-- Start --

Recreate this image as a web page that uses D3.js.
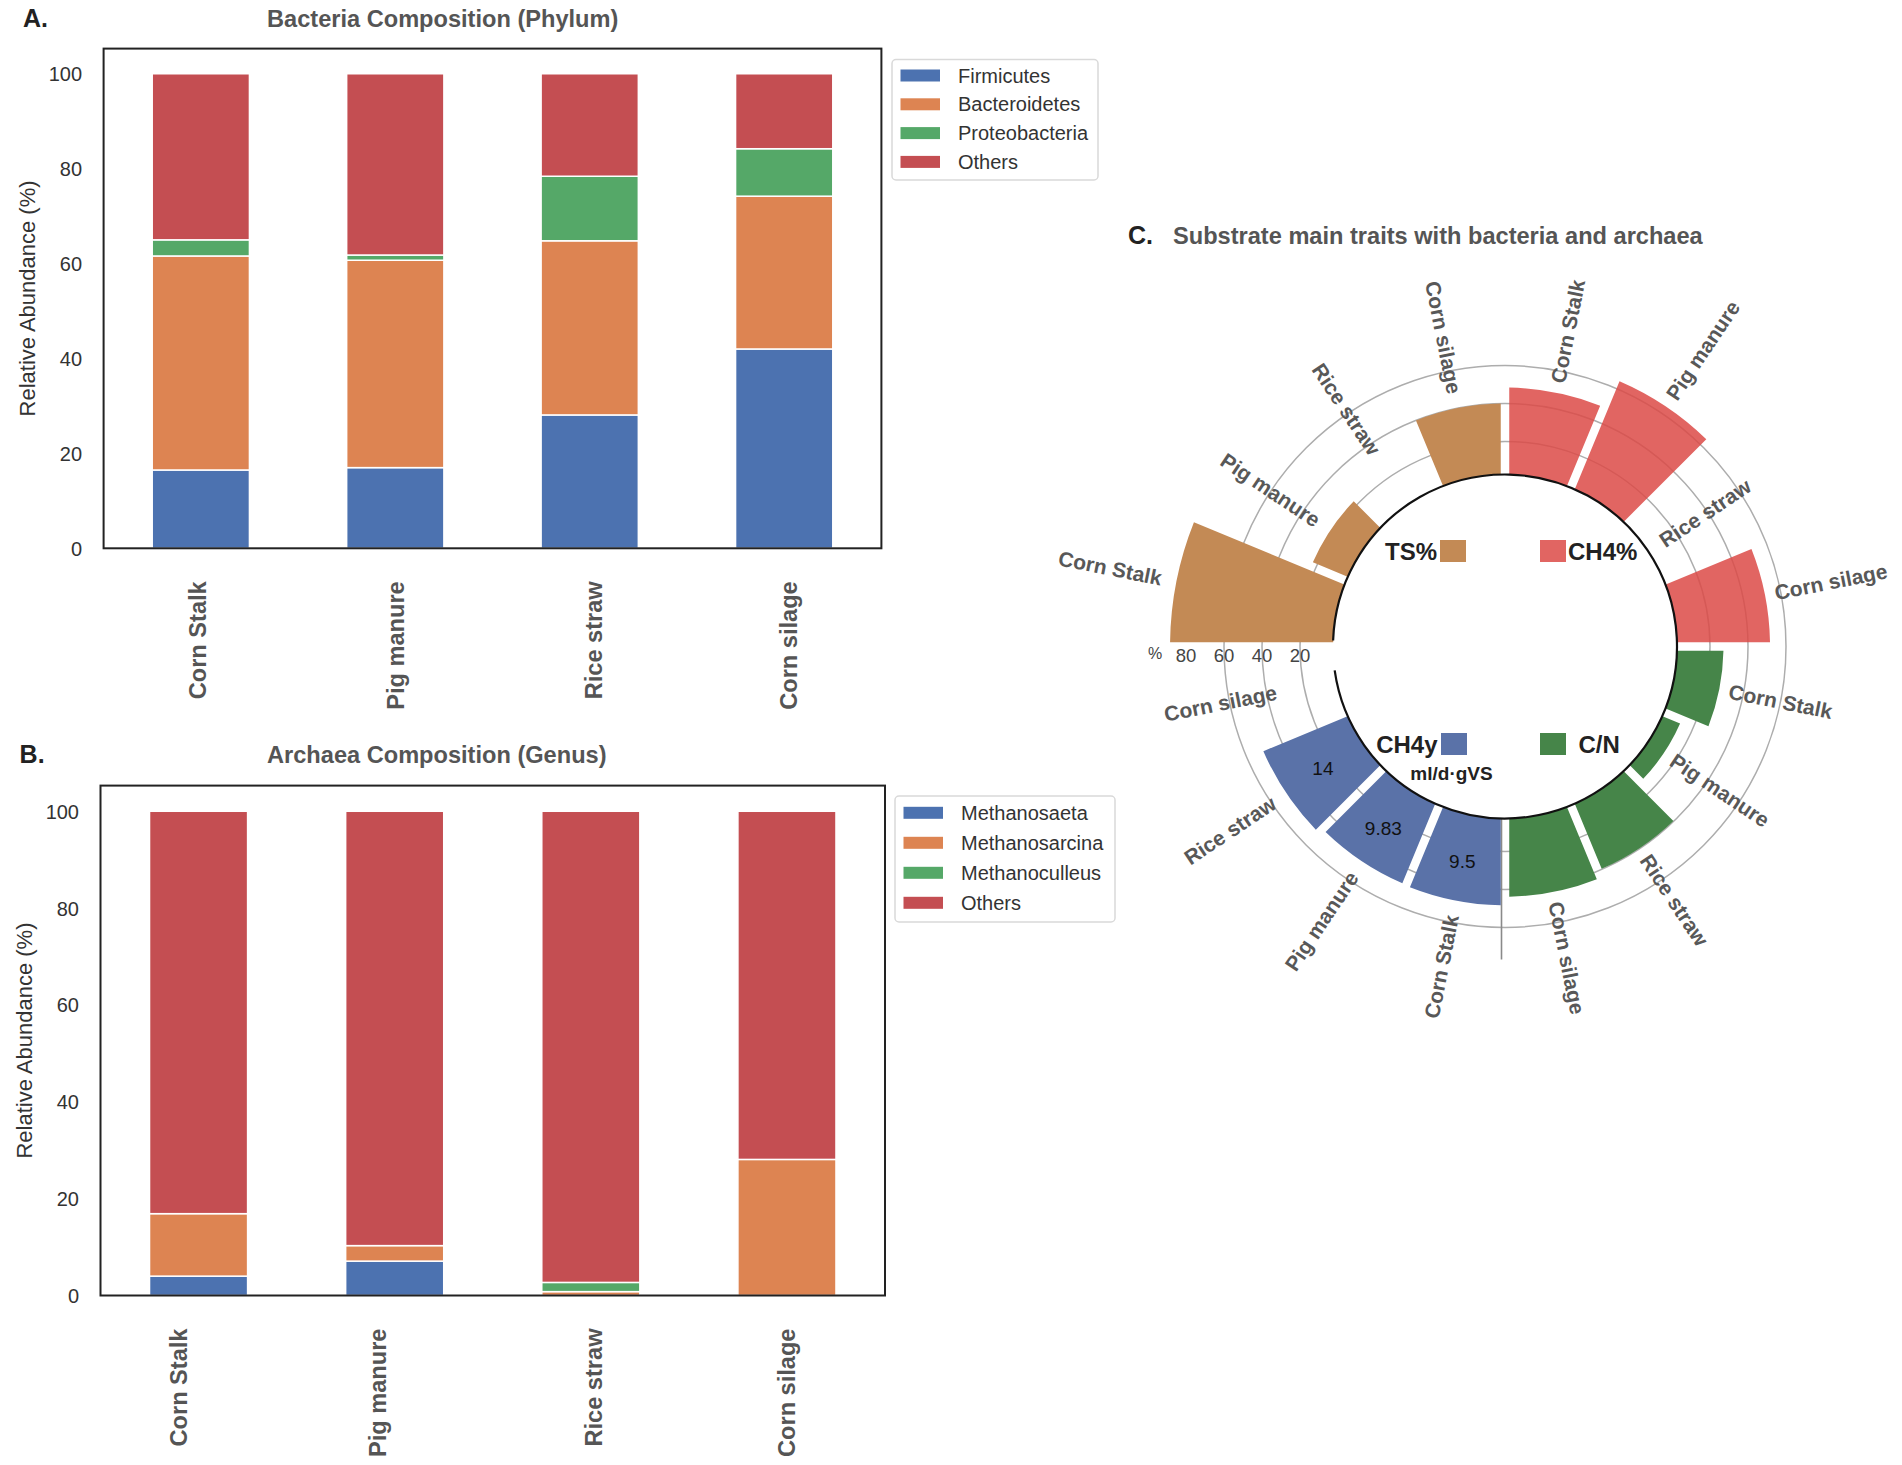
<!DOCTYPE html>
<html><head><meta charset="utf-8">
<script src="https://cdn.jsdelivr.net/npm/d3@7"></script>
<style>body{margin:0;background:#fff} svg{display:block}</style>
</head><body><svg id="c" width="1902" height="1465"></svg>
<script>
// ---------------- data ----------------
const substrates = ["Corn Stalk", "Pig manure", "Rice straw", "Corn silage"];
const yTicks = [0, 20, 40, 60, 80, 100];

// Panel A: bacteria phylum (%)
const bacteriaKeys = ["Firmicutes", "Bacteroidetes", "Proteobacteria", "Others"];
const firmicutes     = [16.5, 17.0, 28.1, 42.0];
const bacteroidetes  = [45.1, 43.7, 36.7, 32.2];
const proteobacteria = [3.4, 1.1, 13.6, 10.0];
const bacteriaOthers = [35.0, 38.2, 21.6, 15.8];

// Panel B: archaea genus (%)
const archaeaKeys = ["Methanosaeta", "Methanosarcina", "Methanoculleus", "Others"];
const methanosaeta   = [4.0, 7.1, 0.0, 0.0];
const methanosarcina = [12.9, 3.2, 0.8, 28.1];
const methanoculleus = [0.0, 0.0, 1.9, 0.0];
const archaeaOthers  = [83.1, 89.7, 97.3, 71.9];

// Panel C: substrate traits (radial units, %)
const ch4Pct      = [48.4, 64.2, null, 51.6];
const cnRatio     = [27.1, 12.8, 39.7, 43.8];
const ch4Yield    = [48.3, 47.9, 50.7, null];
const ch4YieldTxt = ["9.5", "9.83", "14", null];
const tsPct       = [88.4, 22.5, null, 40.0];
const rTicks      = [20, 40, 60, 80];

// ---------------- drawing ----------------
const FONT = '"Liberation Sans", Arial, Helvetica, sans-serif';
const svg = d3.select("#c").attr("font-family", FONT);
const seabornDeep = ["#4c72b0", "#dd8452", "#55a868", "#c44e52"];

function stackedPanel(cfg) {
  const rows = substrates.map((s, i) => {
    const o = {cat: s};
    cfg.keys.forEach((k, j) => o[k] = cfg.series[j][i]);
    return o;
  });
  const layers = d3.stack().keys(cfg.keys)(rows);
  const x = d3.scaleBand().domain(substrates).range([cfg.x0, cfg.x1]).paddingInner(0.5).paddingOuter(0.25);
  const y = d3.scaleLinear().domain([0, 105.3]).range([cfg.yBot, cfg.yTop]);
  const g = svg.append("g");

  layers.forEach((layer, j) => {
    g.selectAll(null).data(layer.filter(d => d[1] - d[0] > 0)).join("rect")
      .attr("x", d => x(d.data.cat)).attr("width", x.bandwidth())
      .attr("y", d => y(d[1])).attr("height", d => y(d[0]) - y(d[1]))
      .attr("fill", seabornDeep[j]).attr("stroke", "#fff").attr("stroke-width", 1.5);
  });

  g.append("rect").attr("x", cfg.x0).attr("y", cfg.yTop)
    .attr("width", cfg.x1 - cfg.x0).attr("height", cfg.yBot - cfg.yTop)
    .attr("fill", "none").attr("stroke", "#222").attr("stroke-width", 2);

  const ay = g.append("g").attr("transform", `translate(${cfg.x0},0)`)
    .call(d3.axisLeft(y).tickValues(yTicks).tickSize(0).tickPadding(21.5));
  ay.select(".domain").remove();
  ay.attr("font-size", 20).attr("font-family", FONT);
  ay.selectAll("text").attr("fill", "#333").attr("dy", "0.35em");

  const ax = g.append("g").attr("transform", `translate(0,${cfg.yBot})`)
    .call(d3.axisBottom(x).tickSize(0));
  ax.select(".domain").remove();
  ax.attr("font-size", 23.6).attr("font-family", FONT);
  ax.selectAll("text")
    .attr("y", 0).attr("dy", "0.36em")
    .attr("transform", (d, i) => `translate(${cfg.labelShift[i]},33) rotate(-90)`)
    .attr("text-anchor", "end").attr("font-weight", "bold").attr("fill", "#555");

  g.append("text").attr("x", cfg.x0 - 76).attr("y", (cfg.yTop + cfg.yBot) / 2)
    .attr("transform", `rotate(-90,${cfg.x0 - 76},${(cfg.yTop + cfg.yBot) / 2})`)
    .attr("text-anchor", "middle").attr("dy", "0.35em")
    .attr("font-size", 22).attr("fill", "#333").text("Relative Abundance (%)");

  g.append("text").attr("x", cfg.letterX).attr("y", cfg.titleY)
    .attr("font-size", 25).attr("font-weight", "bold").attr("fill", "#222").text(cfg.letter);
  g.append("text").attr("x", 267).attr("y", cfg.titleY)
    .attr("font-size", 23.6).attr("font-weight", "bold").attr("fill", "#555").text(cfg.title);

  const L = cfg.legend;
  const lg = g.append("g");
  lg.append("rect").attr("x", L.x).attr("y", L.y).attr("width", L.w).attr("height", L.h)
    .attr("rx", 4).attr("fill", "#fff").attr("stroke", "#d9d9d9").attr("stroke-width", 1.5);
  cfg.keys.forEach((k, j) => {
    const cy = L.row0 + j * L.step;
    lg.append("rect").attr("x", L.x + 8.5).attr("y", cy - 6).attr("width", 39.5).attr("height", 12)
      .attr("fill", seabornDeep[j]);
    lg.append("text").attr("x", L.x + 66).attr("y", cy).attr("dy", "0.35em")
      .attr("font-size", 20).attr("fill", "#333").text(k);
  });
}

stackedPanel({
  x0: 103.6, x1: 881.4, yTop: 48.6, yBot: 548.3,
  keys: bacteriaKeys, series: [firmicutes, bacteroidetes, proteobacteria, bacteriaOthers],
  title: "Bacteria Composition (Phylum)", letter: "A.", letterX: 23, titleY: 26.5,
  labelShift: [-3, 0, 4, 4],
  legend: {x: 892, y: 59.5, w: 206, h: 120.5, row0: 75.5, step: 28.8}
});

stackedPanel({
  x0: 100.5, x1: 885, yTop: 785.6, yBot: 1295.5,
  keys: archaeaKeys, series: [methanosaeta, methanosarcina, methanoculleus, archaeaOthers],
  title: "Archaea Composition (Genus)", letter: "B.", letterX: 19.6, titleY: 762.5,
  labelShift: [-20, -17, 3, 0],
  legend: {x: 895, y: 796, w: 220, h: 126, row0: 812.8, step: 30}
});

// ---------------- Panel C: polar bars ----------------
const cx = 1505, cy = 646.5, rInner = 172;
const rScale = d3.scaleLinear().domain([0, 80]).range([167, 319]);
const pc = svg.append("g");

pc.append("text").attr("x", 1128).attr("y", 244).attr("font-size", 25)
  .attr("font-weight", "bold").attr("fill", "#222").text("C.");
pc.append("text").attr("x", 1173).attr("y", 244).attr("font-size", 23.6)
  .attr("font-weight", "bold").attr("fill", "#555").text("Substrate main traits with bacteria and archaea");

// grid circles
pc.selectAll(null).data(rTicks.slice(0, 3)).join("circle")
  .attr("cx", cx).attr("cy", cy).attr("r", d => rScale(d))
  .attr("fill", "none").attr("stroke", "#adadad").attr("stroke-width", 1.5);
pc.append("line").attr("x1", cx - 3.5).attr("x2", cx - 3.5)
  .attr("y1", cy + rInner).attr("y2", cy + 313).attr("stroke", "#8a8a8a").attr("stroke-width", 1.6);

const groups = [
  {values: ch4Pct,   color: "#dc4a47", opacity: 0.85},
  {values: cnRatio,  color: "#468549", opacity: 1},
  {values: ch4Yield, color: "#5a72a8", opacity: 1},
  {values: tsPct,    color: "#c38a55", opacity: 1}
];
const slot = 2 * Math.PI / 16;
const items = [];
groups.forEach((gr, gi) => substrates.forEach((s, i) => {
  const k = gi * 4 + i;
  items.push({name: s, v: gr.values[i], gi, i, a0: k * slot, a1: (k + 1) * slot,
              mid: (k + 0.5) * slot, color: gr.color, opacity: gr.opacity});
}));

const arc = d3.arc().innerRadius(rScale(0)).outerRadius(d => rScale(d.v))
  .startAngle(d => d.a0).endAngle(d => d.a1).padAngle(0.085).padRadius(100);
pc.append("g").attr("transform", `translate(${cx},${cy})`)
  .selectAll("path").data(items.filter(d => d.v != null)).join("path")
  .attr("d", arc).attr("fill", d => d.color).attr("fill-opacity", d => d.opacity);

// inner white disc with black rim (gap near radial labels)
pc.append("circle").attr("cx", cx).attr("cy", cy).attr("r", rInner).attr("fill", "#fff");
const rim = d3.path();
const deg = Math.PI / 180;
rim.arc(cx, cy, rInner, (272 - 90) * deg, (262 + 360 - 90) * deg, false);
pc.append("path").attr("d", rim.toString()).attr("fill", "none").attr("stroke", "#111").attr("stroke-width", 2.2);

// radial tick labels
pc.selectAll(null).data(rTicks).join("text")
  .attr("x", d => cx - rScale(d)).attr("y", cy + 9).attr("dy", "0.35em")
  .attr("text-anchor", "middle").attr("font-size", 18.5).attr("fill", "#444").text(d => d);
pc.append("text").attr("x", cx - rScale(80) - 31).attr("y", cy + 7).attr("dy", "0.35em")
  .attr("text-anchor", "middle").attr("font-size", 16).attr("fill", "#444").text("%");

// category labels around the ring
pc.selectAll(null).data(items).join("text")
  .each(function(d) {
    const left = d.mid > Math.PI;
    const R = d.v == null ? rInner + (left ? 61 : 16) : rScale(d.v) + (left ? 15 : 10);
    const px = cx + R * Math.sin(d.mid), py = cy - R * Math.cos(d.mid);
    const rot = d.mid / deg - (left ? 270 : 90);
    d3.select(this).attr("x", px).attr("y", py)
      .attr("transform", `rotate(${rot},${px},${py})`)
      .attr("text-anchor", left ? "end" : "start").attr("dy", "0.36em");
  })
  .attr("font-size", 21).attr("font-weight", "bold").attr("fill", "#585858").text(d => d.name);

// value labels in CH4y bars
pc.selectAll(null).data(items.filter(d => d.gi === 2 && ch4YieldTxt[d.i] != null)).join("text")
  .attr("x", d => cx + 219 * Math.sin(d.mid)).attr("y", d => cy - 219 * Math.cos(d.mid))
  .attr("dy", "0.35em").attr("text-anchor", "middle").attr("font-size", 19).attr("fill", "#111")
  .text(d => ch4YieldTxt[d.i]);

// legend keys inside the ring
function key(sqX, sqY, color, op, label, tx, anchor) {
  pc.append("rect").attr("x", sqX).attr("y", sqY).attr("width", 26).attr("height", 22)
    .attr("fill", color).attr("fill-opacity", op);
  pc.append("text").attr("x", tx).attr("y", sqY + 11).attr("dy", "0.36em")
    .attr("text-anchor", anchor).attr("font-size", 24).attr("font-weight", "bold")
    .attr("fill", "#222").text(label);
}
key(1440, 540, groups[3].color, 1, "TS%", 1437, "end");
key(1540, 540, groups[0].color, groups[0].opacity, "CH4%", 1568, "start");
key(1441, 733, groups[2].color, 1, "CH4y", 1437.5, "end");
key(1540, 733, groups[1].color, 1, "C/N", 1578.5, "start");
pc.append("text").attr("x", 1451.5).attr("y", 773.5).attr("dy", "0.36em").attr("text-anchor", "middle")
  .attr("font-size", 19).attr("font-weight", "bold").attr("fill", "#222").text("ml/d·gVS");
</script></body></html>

-- End --

## [TO DO]
Please take the lines from the beginning of the data above through the line holding "40, 60, 80];" and transcribe them exactly, without any pictures.

## [EXERCISE SOLUTION]
Recreate this image as a web page that uses D3.js.
<!DOCTYPE html>
<html><head><meta charset="utf-8">
<script src="https://cdn.jsdelivr.net/npm/d3@7"></script>
<style>body{margin:0;background:#fff} svg{display:block}</style>
</head><body><svg id="c" width="1902" height="1465"></svg>
<script>
// ---------------- data ----------------
const substrates = ["Corn Stalk", "Pig manure", "Rice straw", "Corn silage"];
const yTicks = [0, 20, 40, 60, 80, 100];

// Panel A: bacteria phylum (%)
const bacteriaKeys = ["Firmicutes", "Bacteroidetes", "Proteobacteria", "Others"];
const firmicutes     = [16.5, 17.0, 28.1, 42.0];
const bacteroidetes  = [45.1, 43.7, 36.7, 32.2];
const proteobacteria = [3.4, 1.1, 13.6, 10.0];
const bacteriaOthers = [35.0, 38.2, 21.6, 15.8];

// Panel B: archaea genus (%)
const archaeaKeys = ["Methanosaeta", "Methanosarcina", "Methanoculleus", "Others"];
const methanosaeta   = [4.0, 7.1, 0.0, 0.0];
const methanosarcina = [12.9, 3.2, 0.8, 28.1];
const methanoculleus = [0.0, 0.0, 1.9, 0.0];
const archaeaOthers  = [83.1, 89.7, 97.3, 71.9];

// Panel C: substrate traits (radial units, %)
const ch4Pct      = [48.4, 64.2, null, 51.6];
const cnRatio     = [27.1, 12.8, 39.7, 43.8];
const ch4Yield    = [48.3, 47.9, 50.7, null];
const ch4YieldTxt = ["9.5", "9.83", "14", null];
const tsPct       = [88.4, 22.5, null, 40.0];
const rTicks      = [20, 40, 60, 80];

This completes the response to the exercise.